Objective -
Scan the material for the word "React", and copy each line where it shows up.
++++ Given material ++++
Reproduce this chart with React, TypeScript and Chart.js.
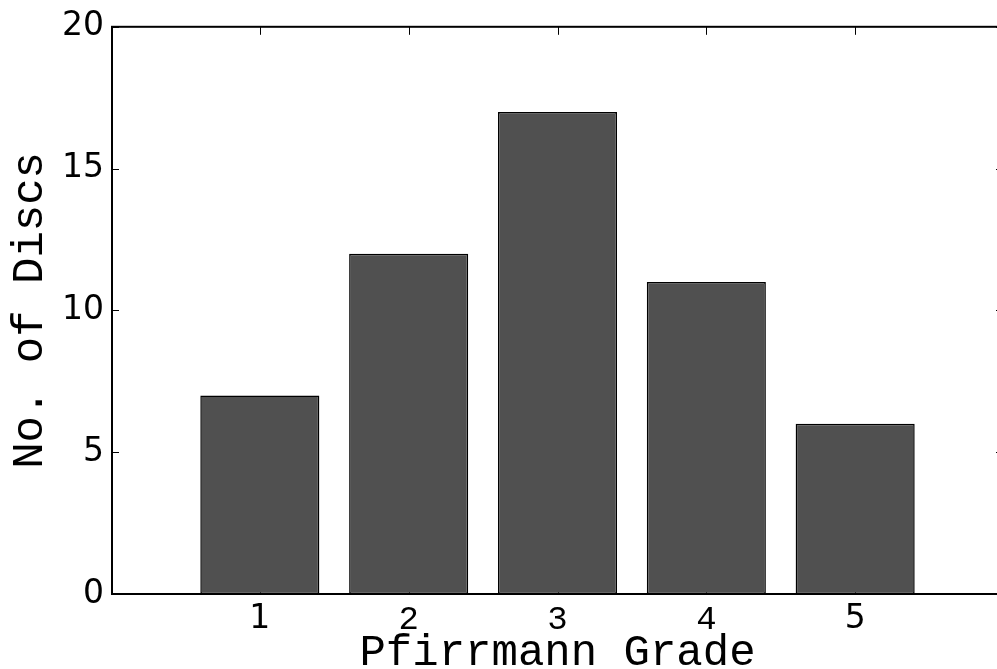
import React, { useEffect, useRef } from "react";
import { Chart, registerables } from "chart.js";

Chart.register(...registerables);

// ---- data ----
const grades = [1, 2, 3, 4, 5];
const discCounts = [7, 12, 17, 11, 6];
const xTickLabels = ["", "1", "2", "3", "4", "5", ""];
const yTickValues = [0, 5, 10, 15, 20];
const xTitle = "Pfirrmann Grade";
const yTitle = "No. of Discs";

const CANVAS_W = 1015;
const CANVAS_H = 690;

const framePlugin = {
  id: "matlabFrame",
  beforeDatasetsDraw(chart: any) {
    const { ctx, chartArea: a, scales } = chart;
    const len = 8;
    ctx.save();
    ctx.strokeStyle = "#000";
    ctx.lineWidth = 1;
    ctx.beginPath();
    scales.x.ticks.forEach((t: any) => {
      const px = Math.round(scales.x.getPixelForValue(t.value)) + 0.5;
      ctx.moveTo(px, a.top);
      ctx.lineTo(px, a.top + len);
      ctx.moveTo(px, a.bottom);
      ctx.lineTo(px, a.bottom - len);
    });
    scales.y.ticks.forEach((t: any) => {
      const py = Math.round(scales.y.getPixelForValue(t.value)) + 0.5;
      ctx.moveTo(a.left, py);
      ctx.lineTo(a.left + len, py);
      ctx.moveTo(a.right, py);
      ctx.lineTo(a.right - len, py);
    });
    ctx.stroke();
    ctx.restore();
  },
  afterDatasetsDraw(chart: any) {
    const { ctx, chartArea: a } = chart;
    ctx.save();
    ctx.strokeStyle = "#000";
    ctx.lineWidth = 2;
    ctx.strokeRect(a.left + 1, a.top, a.right - a.left, a.bottom - a.top);
    ctx.restore();
  },
};

export default function App() {
  const ref = useRef<HTMLCanvasElement | null>(null);

  useEffect(() => {
    if (!ref.current) return;
    const chart = new Chart(ref.current, {
      type: "bar",
      data: {
        datasets: [
          {
            data: grades.map((g, i) => ({ x: g, y: discCounts[i] })),
            backgroundColor: "#505050",
            borderColor: "#000",
            borderWidth: 1.5,
            borderSkipped: false,
            barPercentage: 0.8,
            categoryPercentage: 1,
          },
        ],
      },
      options: {
        animation: false,
        responsive: false,
        maintainAspectRatio: false,
        layout: { padding: { left: 0, top: 24, right: 11, bottom: 0 } },
        plugins: { legend: { display: false }, tooltip: { enabled: false } },
        scales: {
          x: {
            type: "linear",
            min: 0,
            max: 6,
            offset: false,
            grid: { display: false, drawTicks: false, offset: false },
            border: { display: false },
            afterFit(scale: any) {
              scale.height = CANVAS_H - 594;
            },
            afterBuildTicks(scale: any) {
              scale.ticks = xTickLabels.map((_, i) => ({ value: i }));
            },
            ticks: {
              autoSkip: false,
              maxRotation: 0,
              padding: 6,
              color: "#000",
              callback: (v: any) => xTickLabels[Number(v)] ?? "",
              font: (c: any) => {
                const v = c.tick ? c.tick.value : 0;
                return v >= 2 && v <= 4
                  ? { family: "'Liberation Mono', monospace", size: 34 }
                  : { family: "'DejaVu Sans', sans-serif", size: 33 };
              },
            },
            title: {
              display: true,
              text: xTitle,
              color: "#000",
              font: { family: "'Liberation Mono', monospace", size: 44 },
              padding: { top: 0, bottom: 10 },
            },
          },
          y: {
            type: "linear",
            min: 0,
            max: 20,
            grid: { display: false, drawTicks: false },
            border: { display: false },
            afterFit(scale: any) {
              scale.width = 111;
            },
            afterBuildTicks(scale: any) {
              scale.ticks = yTickValues.map((v) => ({ value: v }));
            },
            ticks: {
              padding: 7,
              color: "#000",
              font: { family: "'DejaVu Sans', sans-serif", size: 33 },
            },
            title: {
              display: true,
              text: yTitle,
              color: "#000",
              font: { family: "'Liberation Mono', monospace", size: 44 },
              padding: { top: 4, bottom: 0 },
            },
          },
        },
      },
      plugins: [framePlugin],
    } as any);
    return () => chart.destroy();
  }, []);

  return (
    <div
      style={{
        position: "fixed",
        left: 0,
        top: 0,
        width: 997,
        height: 669,
        overflow: "hidden",
        background: "#fff",
      }}
    >
      <canvas
        ref={ref}
        width={CANVAS_W}
        height={CANVAS_H}
        style={{ width: CANVAS_W, height: CANVAS_H, display: "block" }}
      />
    </div>
  );
}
++++
Expected output -
Reproduce this chart with React, TypeScript and Chart.js.
import React, { useEffect, useRef } from "react";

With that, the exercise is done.